1.         The Nature of the Organization

2.          The Method of Recruitment

3.          Position/rank within the Organization

4.          Length of time in the Organization

5.          The Opportunity to Leave the Organization

6.          Knowledge of the Organization's Atrocities.

1.          The Nature of the Organization

[12]            In this case the organization is the Columbian army, which has 270,000 members. The army has a legitimate primary function. It is unreasonable to find that every member of the army is complicit in crimes against humanity because of a few isolated incidents. Accordingly, the application of this criteria does not support a finding that the applicant is complicit.


2.          The Method of Recruitment

[13]            The Board did not consider this criterion. The evidence is that the applicant joined the army to be a member of the equestrian team and this is what he did for a large part of his army career.

3.          The Position/rank within the Organization

[14]            The applicant rose to the position of Captain, and then Major but only in the last year and a half of his career.

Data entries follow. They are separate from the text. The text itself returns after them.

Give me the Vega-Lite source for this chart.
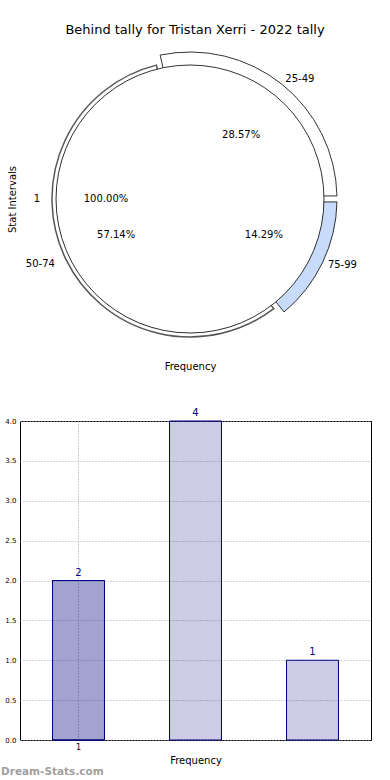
{
  "$schema": "https://vega.github.io/schema/vega-lite/v6.json",
  "padding": {"left": 0, "top": 24, "right": 0, "bottom": 0},
  "background": "white",
  "spacing": 36,
  "config": {
    "font": "DejaVu Sans",
    "view": {"stroke": null},
    "axis": {"labelFont": "DejaVu Sans", "titleFont": "DejaVu Sans", "titleFontWeight": "normal", "titleColor": "#000", "labelColor": "#000"}
  },
  "datasets": {
    "outer": [
      {"interval": "25-49", "count": 2, "share": 0.2857},
      {"interval": "50-74", "count": 4, "share": 0.5714},
      {"interval": "75-99", "count": 1, "share": 0.1429}
    ],
    "inner": [
      {"interval": "1", "count": 1, "share": 1.0}
    ],
    "bars": [
      {"interval": "25-49", "count": 2},
      {"interval": "50-74", "count": 4},
      {"interval": "75-99", "count": 1}
    ],
    "overlay": [
      {"interval": "25-49", "count": 2}
    ]
  },
  "vconcat": [
    {
      "width": 340,
      "height": 296,
      "title": {"text": "Behind tally for Tristan Xerri - 2022 tally", "fontSize": 13, "fontWeight": "normal", "anchor": "middle", "frame": "group", "offset": 13, "dx": 5, "color": "#000"},
      "encoding": {
        "x": {"datum": 0, "type": "quantitative", "scale": {"domain": [-1, 1]}, "axis": {"title": "Frequency", "labels": false, "ticks": false, "domain": false, "grid": false, "titleFontSize": 10, "titlePadding": 14}},
        "y": {"datum": 0, "type": "quantitative", "scale": {"domain": [-1, 1]}, "axis": {"title": "Stat Intervals", "labels": false, "ticks": false, "domain": false, "grid": false, "titleFontSize": 10, "titlePadding": 3}}
      },
      "layer": [
        {
          "data": {"name": "outer"},
          "mark": {"type": "arc", "radius": 147, "radius2": 133, "stroke": "#000", "strokeWidth": 0.8, "padAngle": 0.03},
          "encoding": {
            "theta": {"field": "count", "type": "quantitative", "stack": true, "scale": {"range": [2.468, 8.751]}},
            "order": {"field": "count", "sort": "descending"},
            "color": {"field": "interval", "type": "nominal", "scale": {"domain": ["25-49", "50-74", "75-99"], "range": ["#ffffff", "#ffffff", "#c8dbfb"]}, "legend": null},
            "opacity": {"condition": {"test": "datum.interval === '50-74'", "value": 0}, "value": 1}
          }
        },
        {
          "data": {"name": "outer"},
          "mark": {"type": "arc", "radius": 138, "radius2": 133, "stroke": "#555", "strokeWidth": 1.5, "padAngle": 0.03},
          "encoding": {
            "theta": {"field": "count", "type": "quantitative", "stack": true, "scale": {"range": [2.468, 8.751]}},
            "order": {"field": "count", "sort": "descending"},
            "color": {"field": "interval", "type": "nominal", "scale": {"domain": ["25-49", "50-74", "75-99"], "range": ["#ffffff", "#ffffff", "#c8dbfb"]}, "legend": null},
            "opacity": {"condition": {"test": "datum.interval === '50-74'", "value": 1}, "value": 0}
          }
        },
        {
          "data": {"name": "inner"},
          "mark": {"type": "arc", "radius": 134, "fill": "#ffffff", "stroke": "#000", "strokeWidth": 0.8},
          "encoding": {
            "theta": {"field": "count", "type": "quantitative", "stack": true, "scale": {"range": [1.5708, 7.854]}}
          }
        },
        {
          "data": {"name": "outer"},
          "mark": {"type": "text", "radius": 153, "align": "left", "baseline": "middle", "fontSize": 10, "color": "#000"},
          "encoding": {
            "theta": {"field": "count", "type": "quantitative", "stack": true, "scale": {"range": [2.468, 8.751]}},
            "order": {"field": "count", "sort": "descending"},
            "text": {"field": "interval"},
            "opacity": {"condition": {"test": "datum.interval === '50-74'", "value": 0}, "value": 1}
          }
        },
        {
          "data": {"name": "outer"},
          "mark": {"type": "text", "radius": 150, "align": "right", "baseline": "middle", "fontSize": 10, "color": "#000"},
          "encoding": {
            "theta": {"field": "count", "type": "quantitative", "stack": true, "scale": {"range": [2.468, 8.751]}},
            "order": {"field": "count", "sort": "descending"},
            "text": {"field": "interval"},
            "opacity": {"condition": {"test": "datum.interval === '50-74'", "value": 1}, "value": 0}
          }
        },
        {
          "data": {"name": "outer"},
          "mark": {"type": "text", "radius": 82, "align": "center", "baseline": "middle", "fontSize": 10, "color": "#000"},
          "encoding": {
            "theta": {"field": "count", "type": "quantitative", "stack": true, "scale": {"range": [2.468, 8.751]}},
            "order": {"field": "count", "sort": "descending"},
            "text": {"field": "share", "type": "quantitative", "format": ".2%"}
          }
        },
        {
          "data": {"name": "inner"},
          "mark": {"type": "text", "radius": 150, "align": "right", "baseline": "middle", "fontSize": 10, "color": "#000"},
          "encoding": {
            "theta": {"field": "count", "type": "quantitative", "stack": true, "scale": {"range": [1.5708, 7.854]}},
            "text": {"field": "interval"}
          }
        },
        {
          "data": {"name": "inner"},
          "mark": {"type": "text", "radius": 84, "align": "center", "baseline": "middle", "fontSize": 10, "color": "#000"},
          "encoding": {
            "theta": {"field": "count", "type": "quantitative", "stack": true, "scale": {"range": [1.5708, 7.854]}},
            "text": {"field": "share", "type": "quantitative", "format": ".2%"}
          }
        }
      ],
      "resolve": {"scale": {"theta": "independent", "color": "independent", "opacity": "independent"}}
    },
    {
      "width": 351,
      "height": 319,
      "view": {"stroke": "#000", "strokeWidth": 1},
      "title": {"text": "Dream-Stats.com", "orient": "bottom", "anchor": "start", "frame": "bounds", "color": "#a0a0a0", "fontSize": 10.5, "fontWeight": "bold", "offset": 2},
      "encoding": {
        "x": {"field": "interval", "type": "nominal", "sort": ["25-49", "50-74", "75-99"], "scale": {"domain": ["25-49", "50-74", "75-99"], "paddingInner": 0.556, "paddingOuter": 0.278},
          "axis": {"title": "Frequency", "titleFontSize": 10, "titlePadding": 4, "labelAngle": 0, "labelFontSize": 8, "labelPadding": 3, "ticks": false, "domain": false, "bandPosition": 0.5,
            "labelExpr": "datum.value === '25-49' ? '1' : ''",
            "grid": true, "gridDash": [1, 2], "gridColor": "#999",
            "gridOpacity": {"condition": {"test": "datum.value === '25-49'", "value": 1}, "value": 0}}},
        "y": {"field": "count", "type": "quantitative", "stack": null, "scale": {"domain": [0, 4], "nice": false},
          "axis": {"title": null, "values": [0, 0.5, 1, 1.5, 2, 2.5, 3, 3.5, 4], "format": ".1f", "labelFontSize": 7, "labelPadding": 4, "ticks": false, "domain": false, "minExtent": 19, "grid": true, "gridDash": [1, 2], "gridColor": "#aaa"}}
      },
      "layer": [
        {
          "data": {"name": "bars"},
          "mark": {"type": "bar", "fill": "#000080", "fillOpacity": 0.2, "stroke": "#000080", "strokeWidth": 1}
        },
        {
          "data": {"name": "overlay"},
          "mark": {"type": "bar", "fill": "#000080", "fillOpacity": 0.2, "stroke": "#000080", "strokeWidth": 1}
        },
        {
          "data": {"name": "bars"},
          "mark": {"type": "text", "baseline": "bottom", "dy": -3, "fontSize": 10, "color": "#000080"},
          "encoding": {"text": {"field": "count"}}
        }
      ]
    }
  ]
}
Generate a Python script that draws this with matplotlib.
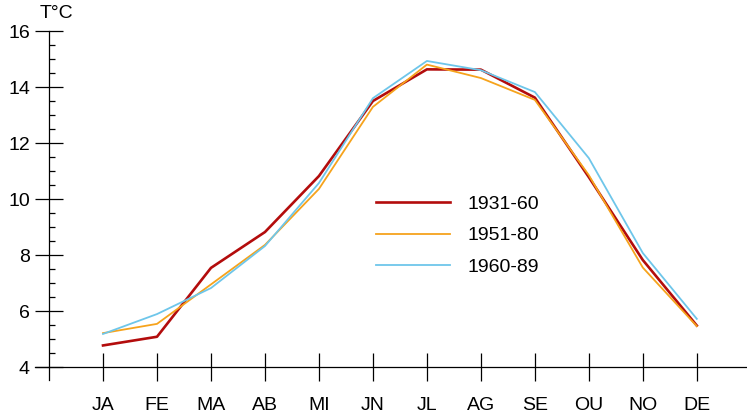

The evidence was that there was a peace between the guerrillas and the army between 1999 and 2002, which was the time when the applicant had achieved the rank of Captain and then Major. At that point, the applicant voluntarily left the army. The applicant was mostly a junior officer and not of such a high position or rank that he would be found to be responsible for crimes against humanity committed by persons under his command. Moreover, there was no evidence that any persons under his command were involved in crimes against humanity.

4.          Length of time in the Organization

[15]            There is no basis for finding that the 12 years that the applicant was in the army, of which eight were either as a student or as a member of the equestrian team, supports a complicity finding.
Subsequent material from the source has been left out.